The Centre for Economic Policy and Governance (CEPG) said on Wednesday that it was imperative the local content policy of the petroleum industry was well structured to reflect the reality of the sector for the country to reap its full benefits.
“The management of the oil revenue should contribute to all sectors of the economy, including significant employment generation, financing strategic infrastructure for the country and the investment market,” it said and added it was time the public was engaged in the local content to minimize their “heightened expectations”.
These were contained in a press statement issued to the GNA in Cape Coast and signed by the Director of CEPG, Mr. John Gatsi, a financial analyst.
It also suggested that the Government consider investing at least 30 percent of the funds in debt instruments in the Ghanaian financial market to deepen the debt market whilst it considers another local investment allocation to selected real assets in the Ghanaian economy.
The Ministry of Finance and Economic Planning should liaise with Parliament to amend the relevant sections of the Petroleum Revenue Management Act 2011, (ACT 815) to give the Investment Advisory Committee the free-hand to evolve strategies that will diversify as well as stabilize petroleum funds for local investments, the statement added.

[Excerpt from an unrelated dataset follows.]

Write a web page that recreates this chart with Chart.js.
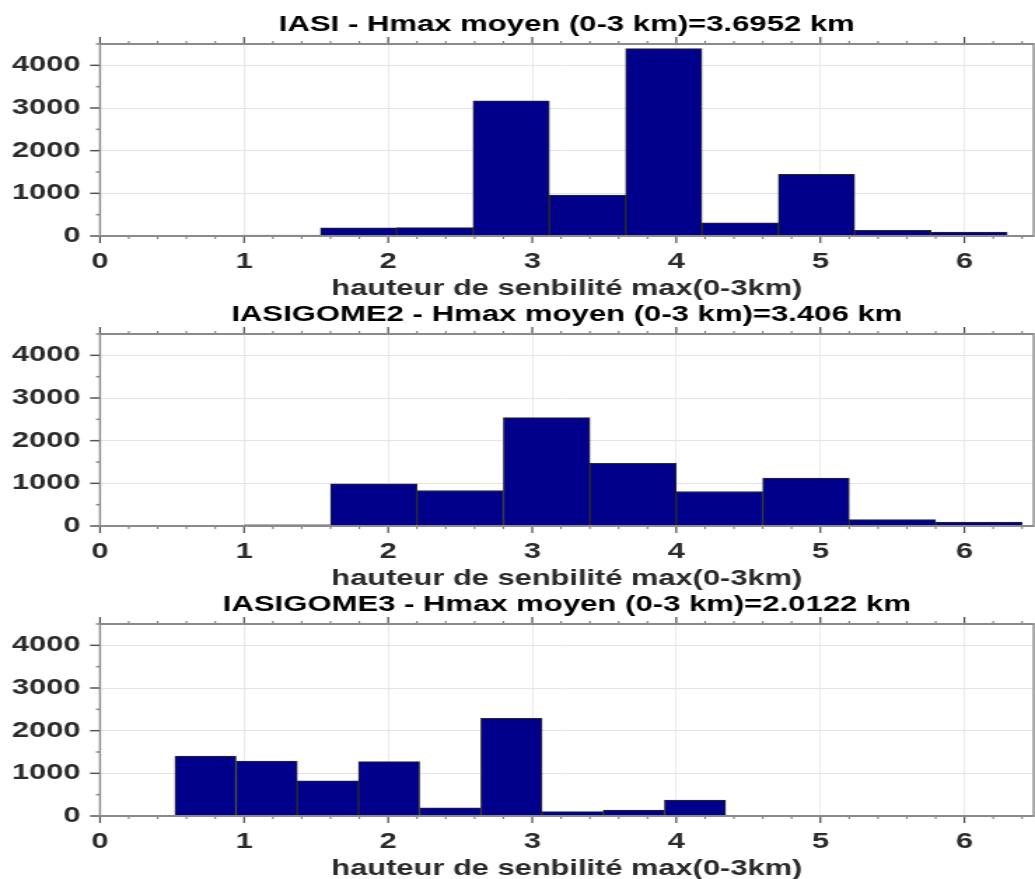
<!DOCTYPE html>
<html>
<head>
<meta charset="utf-8">
<script src="https://cdn.jsdelivr.net/npm/chart.js@4/dist/chart.umd.min.js"></script>
<style>
  html, body { margin: 0; padding: 0; background: #fff; overflow: hidden; }
  canvas { position: absolute; left: 0; width: 1035px; height: 300px; }
</style>
</head>
<body>
<canvas id="c1" width="739" height="300" style="top:0px;width:1035px;height:300px"></canvas>
<canvas id="c2" width="739" height="300" style="top:290px;width:1035px;height:300px"></canvas>
<canvas id="c3" width="739" height="300" style="top:580px;width:1035px;height:300px"></canvas>
<script>
//----------------------
// Data (bin centres in km, counts)
//----------------------
const titles = [
  'IASI - Hmax moyen (0-3 km)=3.6952 km',
  'IASIGOME2 - Hmax moyen (0-3 km)=3.406 km',
  'IASIGOME3 - Hmax moyen (0-3 km)=2.0122 km'
];
const xLabel = 'hauteur de senbilité max(0-3km)';

const centersIasi = [1.265, 1.795, 2.324, 2.854, 3.384, 3.913, 4.443, 4.973, 5.503, 6.032];
const countsIasi = [20, 190, 195, 3170, 960, 4390, 306, 1446, 134, 94];

const centersGome2 = [1.3, 1.9, 2.5, 3.1, 3.7, 4.3, 4.9, 5.5, 6.1];
const countsGome2 = [30, 990, 833, 2541, 1467, 808, 1122, 149, 94];

const centersGome3 = [0.732, 1.157, 1.582, 2.006, 2.431, 2.856, 3.280, 3.705, 4.130];
const countsGome3 = [1407, 1289, 825, 1273, 189, 2290, 102, 141, 376];

const xTicks = [0, 1, 2, 3, 4, 5, 6];
const yTicks = [0, 1000, 2000, 3000, 4000];

//----------------------
// Layout helpers
//----------------------
const SX = 1035 / 739; // canvas is stretched horizontally by css
const FONT = '"Liberation Sans", Arial, Helvetica, sans-serif';
const X_MAX = 6.48;

// box + outward tick marks, drawn over the bars
const frame = {
  id: 'frame',
  afterDatasetsDraw(chart) {
    const {ctx, chartArea: a, scales: {x, y}} = chart;
    ctx.save();
    ctx.lineCap = 'butt';
    // x ticks (top and bottom)
    for (let i = 0; i * 0.2 <= x.max + 1e-9; i++) {
      const px = x.getPixelForValue(i * 0.2);
      const major = i % 5 === 0;
      const len = major ? 7 : 3;
      ctx.strokeStyle = major ? '#333' : '#777';
      ctx.lineWidth = 1.5 / SX;
      ctx.beginPath();
      ctx.moveTo(px, a.bottom); ctx.lineTo(px, a.bottom + len);
      ctx.moveTo(px, a.top); ctx.lineTo(px, a.top - len);
      ctx.stroke();
    }
    // y ticks (left)
    for (let i = 0; i * 500 <= y.max; i++) {
      const py = y.getPixelForValue(i * 500);
      const major = i % 2 === 0;
      ctx.strokeStyle = major ? '#555' : '#888';
      ctx.lineWidth = 1.5;
      ctx.beginPath();
      ctx.moveTo(a.left, py); ctx.lineTo(a.left - (major ? 10 : 4) / SX, py);
      ctx.stroke();
    }
    // box
    ctx.strokeStyle = '#8a8a8a';
    ctx.lineWidth = 2;
    ctx.beginPath();
    ctx.moveTo(a.left, a.top); ctx.lineTo(a.right, a.top);
    ctx.moveTo(a.left, a.bottom); ctx.lineTo(a.right, a.bottom);
    ctx.stroke();
    ctx.lineWidth = 2 / SX;
    ctx.beginPath();
    ctx.moveTo(a.left, a.top - 1); ctx.lineTo(a.left, a.bottom + 1);
    ctx.moveTo(a.right, a.top - 1); ctx.lineTo(a.right, a.bottom + 1);
    ctx.stroke();
    ctx.restore();
  }
};

function makeHist(id, title, centers, counts) {
  const ctx = document.getElementById(id).getContext('2d');
  return new Chart(ctx, {
    type: 'bar',
    data: {
      datasets: [{
        data: centers.map((c, i) => ({x: c, y: counts[i]})),
        backgroundColor: '#00008b',
        borderColor: '#2a2a2a',
        borderWidth: 1,
        categoryPercentage: 1,
        barPercentage: 1
      }]
    },
    options: {
      responsive: false,
      animation: false,
      layout: { padding: { left: 0, right: 1, top: 0, bottom: 0 } },
      plugins: {
        legend: { display: false },
        tooltip: { enabled: false }
      },
      scales: {
        x: {
          type: 'linear',
          min: 0,
          max: X_MAX,
          offset: false,
          afterBuildTicks: s => { s.ticks = xTicks.map(v => ({value: v})); },
          afterFit: s => { s.height = 64; },
          ticks: {
            padding: 13,
            color: '#2b2b2b',
            font: { family: FONT, size: 22, weight: 'bold' },
            maxRotation: 0,
            callback: v => String(v)
          },
          grid: { offset: false, color: '#e4e4e4', lineWidth: 0.8, drawTicks: false },
          border: { display: false },
          title: {
            display: true,
            text: xLabel,
            color: '#2b2b2b',
            font: { family: FONT, size: 22, weight: 'bold', lineHeight: 1 },
            padding: 0
          }
        },
        // top axis only carries the panel title, centred over the plot
        xTop: {
          type: 'linear',
          position: 'top',
          min: 0,
          max: X_MAX,
          offset: false,
          afterFit: s => { s.height = 44; },
          ticks: { display: false },
          grid: { display: false, drawTicks: false },
          border: { display: false },
          title: {
            display: true,
            text: title,
            color: '#000',
            font: { family: FONT, size: 22.2, weight: 'bold', lineHeight: 1 },
            padding: { top: 14, bottom: 0 }
          }
        },
        y: {
          min: 0,
          max: 4500,
          afterBuildTicks: s => { s.ticks = yTicks.map(v => ({value: v})); },
          afterFit: s => { s.width = 100 / SX; },
          ticks: {
            padding: 14,
            color: '#2b2b2b',
            font: { family: FONT, size: 22, weight: 'bold' },
            callback: v => String(v)
          },
          grid: { color: '#e4e4e4', lineWidth: 1, drawTicks: false },
          border: { display: false }
        }
      }
    },
    plugins: [frame]
  });
}

makeHist('c1', titles[0], centersIasi, countsIasi);
makeHist('c2', titles[1], centersGome2, countsGome2);
makeHist('c3', titles[2], centersGome3, countsGome3);
</script>
</body>
</html>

It said if the Social Security and Pension Funds which are largely managed by Ghanaian entities within the country was doing well, then part of the petroleum funds should be invested in Ghana for Ghanaians to manage it.
The statement lauded the Public Interest and Accountability Committee’s (PIAC) report that Ghana’s oil revenue had so far been managed prudently in accordance with the Petroleum Revenue Management Act, it still expects improved adherence to the principles of good governance.
It called for more projects to be allocated for the Western Region in the 2013 budget to speed infrastructural development in the Region whilst the government and companies operating in the industry should design a focused strategy to equip training institutions in the country to train people to acquire the expertise to manage the industry.
It described as “unacceptable” the £14,000 spent on the training of one Ghanaian abroad when the same training could be done locally at a reduced cost and stressed the need for packages to enable more people to be trained home.
“We are of the belief that if international oil companies (IOCs) and the Ghana National Petroleum Company (GNPC) which is the national oil company, are listed on the Ghana Stock Exchange, it will deepen market but this cannot be a substitute for actual participation of Ghanaian,” the statement said.